### Requirement
Exactly the lines from the start of the data below through the line that contains "(0,0) rectangle (780pt,-412.5pt);" are to be copied, with pictures left out.

[Charts and diagrams as code]
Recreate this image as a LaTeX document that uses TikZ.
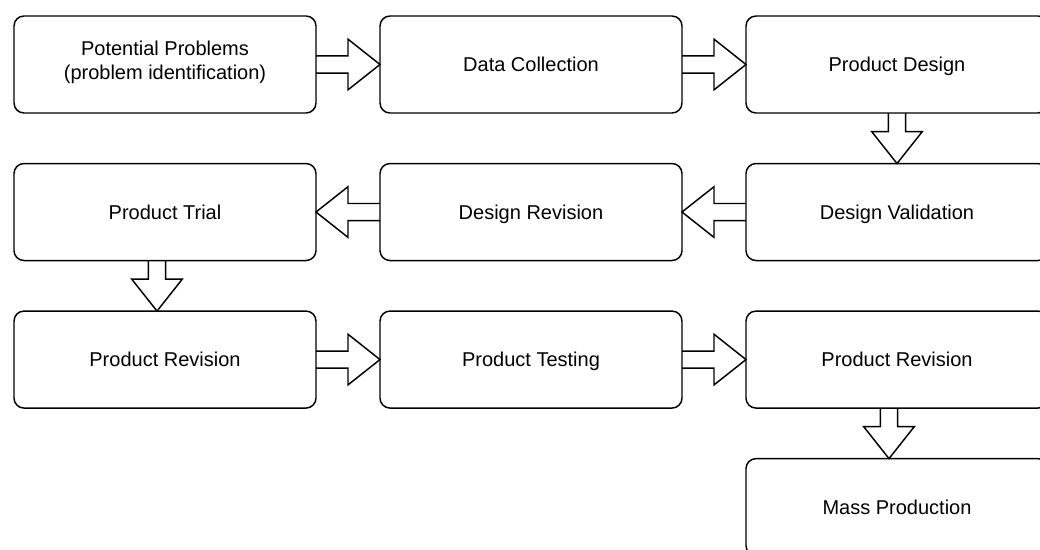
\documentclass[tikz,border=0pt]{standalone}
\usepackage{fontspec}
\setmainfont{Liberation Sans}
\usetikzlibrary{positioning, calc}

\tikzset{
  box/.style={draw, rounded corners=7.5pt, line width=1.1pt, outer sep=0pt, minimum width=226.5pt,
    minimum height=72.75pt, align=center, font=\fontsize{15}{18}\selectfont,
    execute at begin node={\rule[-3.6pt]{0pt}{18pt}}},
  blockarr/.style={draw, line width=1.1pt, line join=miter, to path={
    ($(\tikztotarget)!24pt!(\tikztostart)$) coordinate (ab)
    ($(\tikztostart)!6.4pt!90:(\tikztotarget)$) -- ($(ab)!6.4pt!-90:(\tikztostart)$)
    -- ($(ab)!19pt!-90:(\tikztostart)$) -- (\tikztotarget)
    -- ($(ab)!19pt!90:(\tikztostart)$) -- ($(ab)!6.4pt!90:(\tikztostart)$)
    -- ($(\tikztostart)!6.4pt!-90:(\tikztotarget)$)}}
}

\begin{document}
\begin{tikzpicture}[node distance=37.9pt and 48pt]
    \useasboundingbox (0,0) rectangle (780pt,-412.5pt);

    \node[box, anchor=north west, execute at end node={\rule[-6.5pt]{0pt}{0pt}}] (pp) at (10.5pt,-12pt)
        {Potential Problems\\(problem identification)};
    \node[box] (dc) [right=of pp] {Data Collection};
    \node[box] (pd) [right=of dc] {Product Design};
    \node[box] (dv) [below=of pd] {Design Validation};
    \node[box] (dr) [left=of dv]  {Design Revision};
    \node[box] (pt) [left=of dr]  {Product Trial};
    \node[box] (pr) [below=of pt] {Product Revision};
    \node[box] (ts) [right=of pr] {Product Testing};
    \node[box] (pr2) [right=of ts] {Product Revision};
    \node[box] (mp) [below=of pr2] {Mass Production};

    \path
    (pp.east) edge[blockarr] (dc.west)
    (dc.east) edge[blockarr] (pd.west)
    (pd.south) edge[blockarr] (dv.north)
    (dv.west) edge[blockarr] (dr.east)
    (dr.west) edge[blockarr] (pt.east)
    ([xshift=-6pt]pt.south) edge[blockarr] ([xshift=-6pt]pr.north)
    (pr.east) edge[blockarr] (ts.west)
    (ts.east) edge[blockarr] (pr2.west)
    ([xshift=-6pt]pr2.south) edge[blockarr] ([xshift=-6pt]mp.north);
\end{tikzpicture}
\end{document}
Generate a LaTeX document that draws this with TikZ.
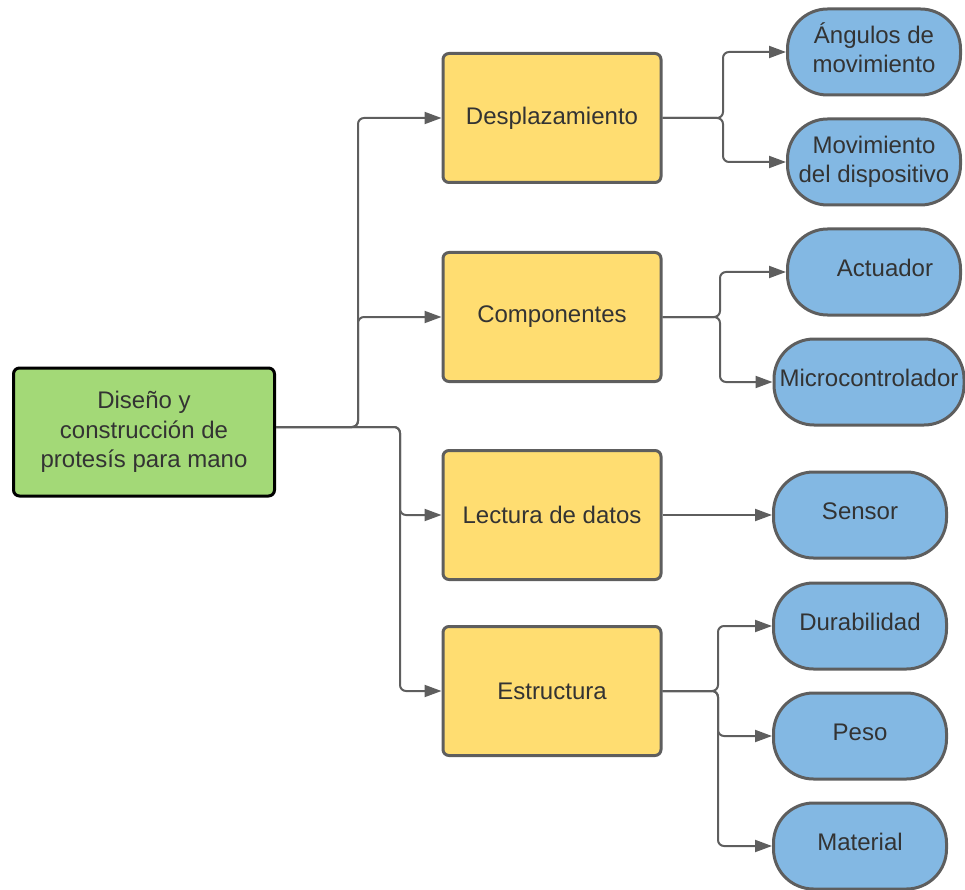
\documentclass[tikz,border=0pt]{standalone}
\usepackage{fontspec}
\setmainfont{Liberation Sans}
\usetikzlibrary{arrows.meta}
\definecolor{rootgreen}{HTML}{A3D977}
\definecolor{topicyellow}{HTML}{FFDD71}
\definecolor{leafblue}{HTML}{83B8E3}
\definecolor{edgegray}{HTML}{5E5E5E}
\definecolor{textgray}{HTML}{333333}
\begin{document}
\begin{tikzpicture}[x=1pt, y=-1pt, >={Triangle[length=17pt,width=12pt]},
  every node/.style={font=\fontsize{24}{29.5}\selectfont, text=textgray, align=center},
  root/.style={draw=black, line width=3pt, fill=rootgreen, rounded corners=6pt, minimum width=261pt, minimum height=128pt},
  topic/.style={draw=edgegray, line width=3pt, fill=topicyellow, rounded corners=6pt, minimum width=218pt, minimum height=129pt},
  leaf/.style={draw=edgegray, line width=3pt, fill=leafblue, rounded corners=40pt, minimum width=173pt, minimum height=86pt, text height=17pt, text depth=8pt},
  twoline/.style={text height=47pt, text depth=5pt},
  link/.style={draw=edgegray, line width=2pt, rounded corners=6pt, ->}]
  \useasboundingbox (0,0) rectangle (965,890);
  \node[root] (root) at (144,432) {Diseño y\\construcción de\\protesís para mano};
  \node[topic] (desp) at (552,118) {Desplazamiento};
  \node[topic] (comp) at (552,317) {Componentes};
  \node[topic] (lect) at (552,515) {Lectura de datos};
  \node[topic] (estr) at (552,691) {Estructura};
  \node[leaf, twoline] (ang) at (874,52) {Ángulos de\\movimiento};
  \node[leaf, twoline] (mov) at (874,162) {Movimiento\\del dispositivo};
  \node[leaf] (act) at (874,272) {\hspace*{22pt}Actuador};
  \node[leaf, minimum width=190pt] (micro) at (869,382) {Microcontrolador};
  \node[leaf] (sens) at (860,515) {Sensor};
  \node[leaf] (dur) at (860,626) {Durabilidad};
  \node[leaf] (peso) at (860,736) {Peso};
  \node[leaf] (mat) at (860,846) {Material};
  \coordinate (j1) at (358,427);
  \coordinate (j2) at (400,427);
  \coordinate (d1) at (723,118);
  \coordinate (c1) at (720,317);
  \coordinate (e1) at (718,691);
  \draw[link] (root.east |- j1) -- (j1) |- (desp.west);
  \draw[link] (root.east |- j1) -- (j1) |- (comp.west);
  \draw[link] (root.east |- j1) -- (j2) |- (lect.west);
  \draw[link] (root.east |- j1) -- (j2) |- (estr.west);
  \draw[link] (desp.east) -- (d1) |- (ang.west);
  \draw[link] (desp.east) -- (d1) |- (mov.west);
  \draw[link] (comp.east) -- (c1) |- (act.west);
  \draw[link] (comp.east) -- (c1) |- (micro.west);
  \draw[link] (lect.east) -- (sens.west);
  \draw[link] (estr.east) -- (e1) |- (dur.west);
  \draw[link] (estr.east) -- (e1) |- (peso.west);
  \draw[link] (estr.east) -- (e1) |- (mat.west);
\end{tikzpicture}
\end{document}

### Answer
Recreate this image as a LaTeX document that uses TikZ.
\documentclass[tikz,border=0pt]{standalone}
\usepackage{fontspec}
\setmainfont{Liberation Sans}
\usetikzlibrary{positioning, calc}

\tikzset{
  box/.style={draw, rounded corners=7.5pt, line width=1.1pt, outer sep=0pt, minimum width=226.5pt,
    minimum height=72.75pt, align=center, font=\fontsize{15}{18}\selectfont,
    execute at begin node={\rule[-3.6pt]{0pt}{18pt}}},
  blockarr/.style={draw, line width=1.1pt, line join=miter, to path={
    ($(\tikztotarget)!24pt!(\tikztostart)$) coordinate (ab)
    ($(\tikztostart)!6.4pt!90:(\tikztotarget)$) -- ($(ab)!6.4pt!-90:(\tikztostart)$)
    -- ($(ab)!19pt!-90:(\tikztostart)$) -- (\tikztotarget)
    -- ($(ab)!19pt!90:(\tikztostart)$) -- ($(ab)!6.4pt!90:(\tikztostart)$)
    -- ($(\tikztostart)!6.4pt!-90:(\tikztotarget)$)}}
}

\begin{document}
\begin{tikzpicture}[node distance=37.9pt and 48pt]
    \useasboundingbox (0,0) rectangle (780pt,-412.5pt);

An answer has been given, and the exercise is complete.